Additionally, his administration has been linked to numerous shady business deals involving close cronies and elite businessmen, raising questions about corruption and mismanagement of the country’s wealth.

His associations with selected politicians from his own party, who are accused of robbing the wealth of the nation, further undermine his credibility as a leader committed to transparency and integrity. These unresolved issues paint a picture of a leader who is more of an auctioneer, selling out public assets and compromising national interests for personal and political gain, like a merchant who sells family heirlooms at a bargain price to line his own pockets.



Selling out public assets

One of the most pressing reasons to reconsider Wickremesinghe’s leadership is his approach to managing public assets. 

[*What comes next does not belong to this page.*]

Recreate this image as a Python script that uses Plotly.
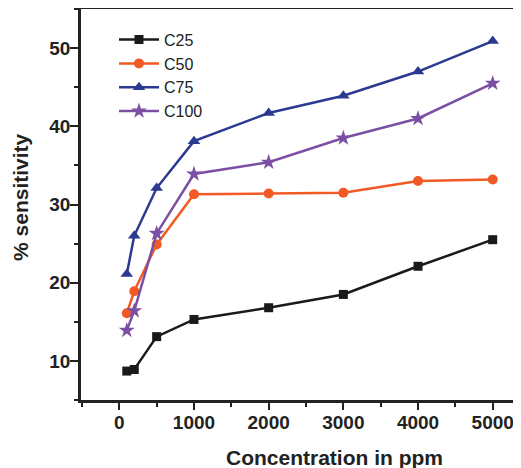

His tenure has seen a disturbing trend towards the privatisation of national resources and state-owned enterprises. Critics argue that these actions amount to selling out public assets, often to foreign investors, which undermines national sovereignty and jeopardises the country’s economic future.

 This trend resembles a gardener selling off the topsoil of a once-fertile land, leaving behind barren ground incapable of sustaining growth.



A vision for the future

As Sri Lanka navigates through economic challenges and seeks a path towards sustainable development, it is crucial to elect leaders who prioritise the nation’s long-term interests over short-term political gains. Wickremesinghe’s track record suggests a pattern of governance that prioritises personal and political survival over genuine public service.

In conclusion, the upcoming elections present an opportunity for Sri Lankans to choose a leader who embodies transparency, accountability, and a commitment to the public good. Ranil Wickremesinghe’s history of political manoeuvring, controversial alliances, and unresolved scandals does not inspire confidence in his ability to lead the nation towards a prosperous and equitable future.

 It is time for new leadership that can restore faith in democratic institutions and safeguard the interests of all Sri Lankans.


(The writer is a former Senior Consultant at the Sri Lanka Institute of Development Administration (SLIDA) and taught at the Henley Business School of the University of Reading, UK.